### EXERCISE TASK
Please print exactly the lines below, from the start of the material up to and including the line with "var desaprueboAgosto = [14, 49, 78, 55];", but none of the pictures.

■ ■ ■ ■ ■

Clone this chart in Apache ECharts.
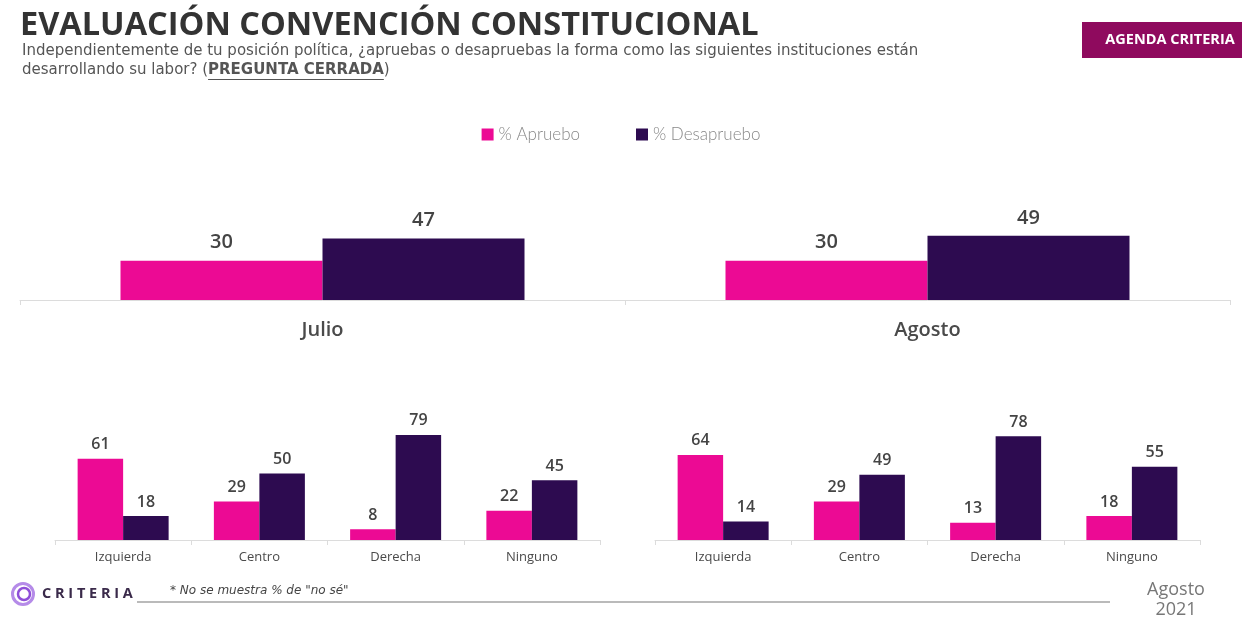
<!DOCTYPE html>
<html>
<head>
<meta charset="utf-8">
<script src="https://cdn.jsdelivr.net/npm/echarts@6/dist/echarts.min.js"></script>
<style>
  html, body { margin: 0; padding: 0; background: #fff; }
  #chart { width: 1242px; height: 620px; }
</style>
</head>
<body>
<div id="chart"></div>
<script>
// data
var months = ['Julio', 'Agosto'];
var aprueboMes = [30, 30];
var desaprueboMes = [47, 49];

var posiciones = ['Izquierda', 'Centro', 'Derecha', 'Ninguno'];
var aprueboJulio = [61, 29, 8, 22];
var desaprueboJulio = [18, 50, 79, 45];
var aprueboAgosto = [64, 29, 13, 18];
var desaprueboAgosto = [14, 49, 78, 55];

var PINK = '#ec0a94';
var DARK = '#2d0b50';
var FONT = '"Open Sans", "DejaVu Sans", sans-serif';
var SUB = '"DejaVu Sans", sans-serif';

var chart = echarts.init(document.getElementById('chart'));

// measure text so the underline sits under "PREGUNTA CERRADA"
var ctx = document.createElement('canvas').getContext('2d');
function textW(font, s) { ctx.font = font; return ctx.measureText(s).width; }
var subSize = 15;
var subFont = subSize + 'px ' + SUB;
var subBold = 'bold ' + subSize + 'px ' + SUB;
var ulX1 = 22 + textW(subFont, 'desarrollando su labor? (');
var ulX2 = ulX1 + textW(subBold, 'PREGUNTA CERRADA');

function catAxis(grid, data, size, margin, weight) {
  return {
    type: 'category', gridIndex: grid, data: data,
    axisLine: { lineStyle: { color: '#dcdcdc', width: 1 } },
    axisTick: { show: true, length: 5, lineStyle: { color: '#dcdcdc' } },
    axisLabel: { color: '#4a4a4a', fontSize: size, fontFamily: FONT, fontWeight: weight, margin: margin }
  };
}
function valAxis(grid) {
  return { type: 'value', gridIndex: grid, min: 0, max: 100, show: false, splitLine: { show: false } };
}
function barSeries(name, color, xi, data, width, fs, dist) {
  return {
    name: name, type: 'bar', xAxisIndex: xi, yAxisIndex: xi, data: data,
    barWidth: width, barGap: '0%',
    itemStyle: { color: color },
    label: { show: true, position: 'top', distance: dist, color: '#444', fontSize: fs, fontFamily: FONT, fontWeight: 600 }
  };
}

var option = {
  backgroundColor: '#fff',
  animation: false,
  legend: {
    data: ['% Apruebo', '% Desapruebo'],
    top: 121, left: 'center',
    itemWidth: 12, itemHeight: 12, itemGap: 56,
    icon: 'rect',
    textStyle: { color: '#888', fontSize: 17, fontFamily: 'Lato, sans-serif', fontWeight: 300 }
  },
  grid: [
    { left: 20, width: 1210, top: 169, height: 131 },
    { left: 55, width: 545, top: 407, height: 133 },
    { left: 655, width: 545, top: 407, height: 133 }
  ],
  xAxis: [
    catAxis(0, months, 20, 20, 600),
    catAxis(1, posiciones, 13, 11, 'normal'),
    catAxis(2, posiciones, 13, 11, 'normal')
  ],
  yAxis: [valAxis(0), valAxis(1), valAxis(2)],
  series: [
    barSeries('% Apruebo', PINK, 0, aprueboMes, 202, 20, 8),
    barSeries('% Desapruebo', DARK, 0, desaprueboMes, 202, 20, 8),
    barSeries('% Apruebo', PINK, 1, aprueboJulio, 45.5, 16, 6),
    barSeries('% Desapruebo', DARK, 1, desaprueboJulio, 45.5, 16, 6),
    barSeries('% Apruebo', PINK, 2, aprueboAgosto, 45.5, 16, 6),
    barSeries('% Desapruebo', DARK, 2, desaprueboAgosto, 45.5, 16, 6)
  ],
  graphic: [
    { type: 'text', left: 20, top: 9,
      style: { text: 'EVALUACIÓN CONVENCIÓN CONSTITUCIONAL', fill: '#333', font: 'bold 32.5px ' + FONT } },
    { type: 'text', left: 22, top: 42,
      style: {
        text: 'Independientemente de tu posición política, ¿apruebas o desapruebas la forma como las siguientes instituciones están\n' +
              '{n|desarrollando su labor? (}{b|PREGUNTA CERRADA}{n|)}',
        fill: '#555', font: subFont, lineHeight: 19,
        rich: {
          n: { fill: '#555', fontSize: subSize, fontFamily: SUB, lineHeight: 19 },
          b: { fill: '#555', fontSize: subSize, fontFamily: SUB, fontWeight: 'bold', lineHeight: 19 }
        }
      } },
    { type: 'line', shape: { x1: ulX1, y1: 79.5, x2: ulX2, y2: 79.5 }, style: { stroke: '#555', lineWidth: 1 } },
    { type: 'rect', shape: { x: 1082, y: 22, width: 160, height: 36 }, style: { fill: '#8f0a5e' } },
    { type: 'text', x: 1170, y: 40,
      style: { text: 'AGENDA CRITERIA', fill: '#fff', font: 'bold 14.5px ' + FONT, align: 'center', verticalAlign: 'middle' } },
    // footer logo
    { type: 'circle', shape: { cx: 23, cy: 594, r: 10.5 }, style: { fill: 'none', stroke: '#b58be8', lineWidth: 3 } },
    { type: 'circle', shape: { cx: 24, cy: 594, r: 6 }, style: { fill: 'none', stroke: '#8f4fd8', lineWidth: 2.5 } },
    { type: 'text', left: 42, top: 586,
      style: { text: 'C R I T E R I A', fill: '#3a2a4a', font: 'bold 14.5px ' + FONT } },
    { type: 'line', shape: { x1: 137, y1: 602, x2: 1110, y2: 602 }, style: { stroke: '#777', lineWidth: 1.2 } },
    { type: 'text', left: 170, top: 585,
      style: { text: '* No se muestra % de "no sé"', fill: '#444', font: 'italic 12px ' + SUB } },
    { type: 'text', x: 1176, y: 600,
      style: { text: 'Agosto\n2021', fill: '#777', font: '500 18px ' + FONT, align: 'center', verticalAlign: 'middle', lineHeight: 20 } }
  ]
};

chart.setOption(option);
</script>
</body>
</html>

■ ■ ■ ■ ■

### REPLY
Clone this chart in Apache ECharts.
<!DOCTYPE html>
<html>
<head>
<meta charset="utf-8">
<script src="https://cdn.jsdelivr.net/npm/echarts@6/dist/echarts.min.js"></script>
<style>
  html, body { margin: 0; padding: 0; background: #fff; }
  #chart { width: 1242px; height: 620px; }
</style>
</head>
<body>
<div id="chart"></div>
<script>
// data
var months = ['Julio', 'Agosto'];
var aprueboMes = [30, 30];
var desaprueboMes = [47, 49];

var posiciones = ['Izquierda', 'Centro', 'Derecha', 'Ninguno'];
var aprueboJulio = [61, 29, 8, 22];
var desaprueboJulio = [18, 50, 79, 45];
var aprueboAgosto = [64, 29, 13, 18];
var desaprueboAgosto = [14, 49, 78, 55];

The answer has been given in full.